Republican Candidates Spar at California Gubernatorial Debate

LOS ANGELES (CN) – Republican gubernatorial candidates vying for the office of governor of California debated at El Camino College in Torrance Tuesday evening, criticizing Democratic state leaders and proposing their respective solutions to problems in the state.

Sacramento businessman Doug Ose was scheduled to speak but dropped out of the race a day before the debate took place, citing a lack of support from conservative donors.

Both candidates blamed Democratic leadership in the state for the rise in the cost of living, lack of affordable housing and crumbling infrastructure in the state. They agreed immediate action was needed to address problems such as homelessness and healthcare, though they offered few ideas on how to fund measures aimed at solving problems.

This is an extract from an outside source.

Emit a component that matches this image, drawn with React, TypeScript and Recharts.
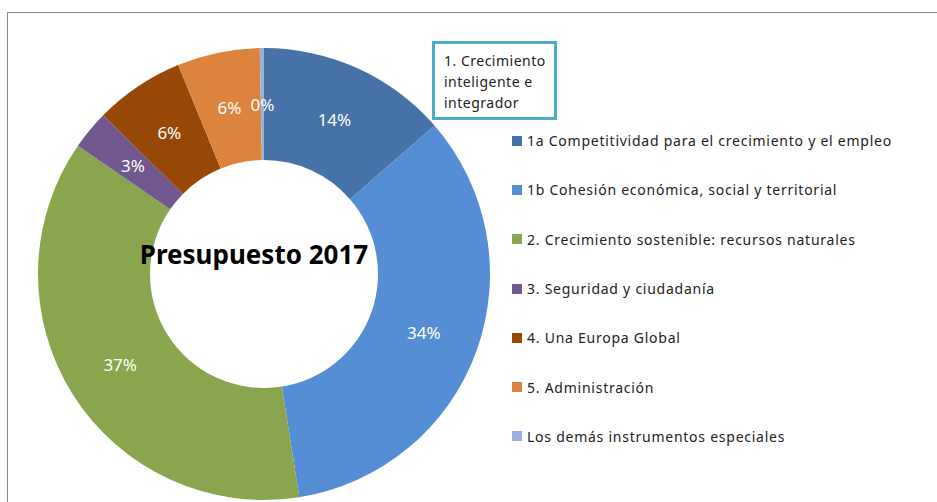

California State Assemblyman Travis Allen was met with rousing applause from the audience upon taking the stage. He said his campaign plan centered on cutting taxes, being “tough on crime” and fixing the state’s infrastructure.

Allen said the state was becoming unaffordable to live in and crime-ridden. He praised President Donald Trump for what he called “the largest economic boom” the country has seen.

“I just want to bring some of that wealth to California,” he said.

San Diego County resident John Cox said his history as a businessman would stand out to voters.

“People don’t want someone who can say what they want to hear,” he said. “Action matters.”

On the topic of housing affordability, Cox said he has a plan to build 350,000 homes each year if elected governor. Cox cited unions and the California Environmental Quality Act as a barrier to construction of homes that would address the state housing shortage.

Finding solutions to homelessness was a point of agreement for the candidates, who said people living on the street deserved professional support.

Allen said he supports a state program for housing and rehabilitation, while Cox said he would pursue public-private partnerships to address the complex crisis.

On immigration, both candidates agreed on the position of securing the border through the construction of a border wall, a policy that President Trump promotes. Both Allen and Cox said they would repeal SB 54, the so-called sanctuary state law that limits cooperation between local law enforcement officials and federal immigration enforcement.

California State’s Attorney Javier Becerra has said recently he would bring legal action against state businesses that cooperate with immigration enforcement officials. Allen said he has publicly called for the “arrest and prosecution” of Becerra because he is in “violation of federal law.”

Both candidates competed over their support for President Trump.

Cox said he was a “thirty year conservative” with a history of conservative action. Cox chairs the Stop the Gas Tax committee, a statewide petition drive to put a “gas tax” repeal measure on the November 2018 ballot.

He was quick to point out that Allen had given political contributions to prominent Democrats in the past.

According to campaign finance statements, Allen donated $100 to Lt. Gov. Gavin Newsom’s campaign in 2010. Newsom is now a rival in the 2018 governor’s race.

El Camino College Debate Club member Rachel Lobo asked the candidates about their positions on gun control and their plan for keeping schools like El Camino safe.

Both candidates were quick to note their membership in and support from the National Rifle Association. They both said the focus of political action should be on mental health and ensuring local law enforcement responds appropriately once notified of potential dangers.

Cox, who said he has four daughters, released a press release after the mass shooting in Parkland, Florida asking news media outlets not to release the name and image of the shooter.

“Don’t let them have their last moments of infamy,” he said.

Matias Mayesh, 18, identifies as a conservative voter. He leads the Republican Club at Palos Verdes High School. He said he was there to hear a “battle of ideas” on issues such as immigration and voter ID laws.

Mayesh defended President Trump as an “outsider” and a “fighter” and praised the recent tax reform legislation.

Mayesh is concerned about future of the Republican Party in California, which he hears other young conservatives describe as a “lost cause.”

Event staff counted around 180 ticket holders at the door. The energy of the room felt charged by the framing of the debate by moderator Jennifer Horn as a “mudslinging” event.

A group of protesters rallied outside the event, chanting against racism and holding signs calling for President Trump’s impeachment. They were not allowed inside the event, even though some had tickets.

Tlacaelel Quetzalcoatl said the group was comprised of native activists, anti-racists organizers and other progressives. He said they were there to “confront Trump and supporters of his policies.”

Under the state’s top-two system, a Republican candidate could feature in the general election if the crowded field of Democratic candidates continue to split supporters. At the recent state Democratic convention in San Diego, not a single candidate for office received a high enough percentage of delegate votes to receive the nomination of their party.

Allen said the Republican Party was strong in California, pointing out the support of conservative voters in the state for President Trump in the 2016 election.

“Don’t tell me a Republican can’t win this race,” he said.